中村蒼「過酷なシーンを演じるごとに、主人公が好きになっていきました」
毎月3人の旬な有名人ゲストがこだわりのある1冊を選んで紹介する、ダ・ヴィンチ本誌の巻頭人気連載『あの人と本の話』。今回登場してくれたのは、どこにでもいる大学生が、転がるかのごとくホームレス生活へと堕ちていってしまう今のリアルを描いた、映画『東京難民』で、主人公を演じた中村蒼さん。新境地の役が自身にもたらしてくれたものとは――?

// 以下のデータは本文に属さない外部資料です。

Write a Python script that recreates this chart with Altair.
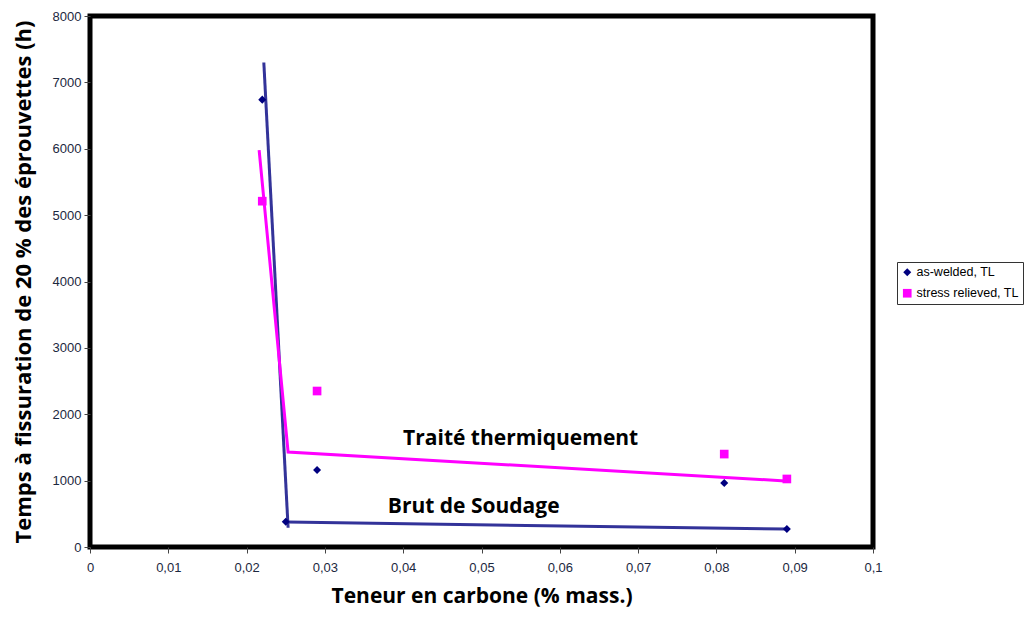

「現代日本の裏をえぐる社会的なテーマは、これまで僕が係ったことのない作品の色で、修役のオファーをいただいた時“絶対に演りたい!”と思いました」
『東京難民』のクランクインはちょうど1年前。極寒の季節にスタートしたという。
「すごく寒くて、本当にキツかった。けれどその寒さが、厳しさとなって画面に出ることを、佐々部監督は考えられていたんですね。そのことを撮影が終わるまで、あえて伏せてくださっていたことにも感謝していますし、そうした緊張感ある現場に身を置けたことは役者冥利に尽きました」
「誰も現場に台本を持ってこないことがうれしかった」クランクアップ後に監督から言われた言葉も、その喜びを倍増させたという。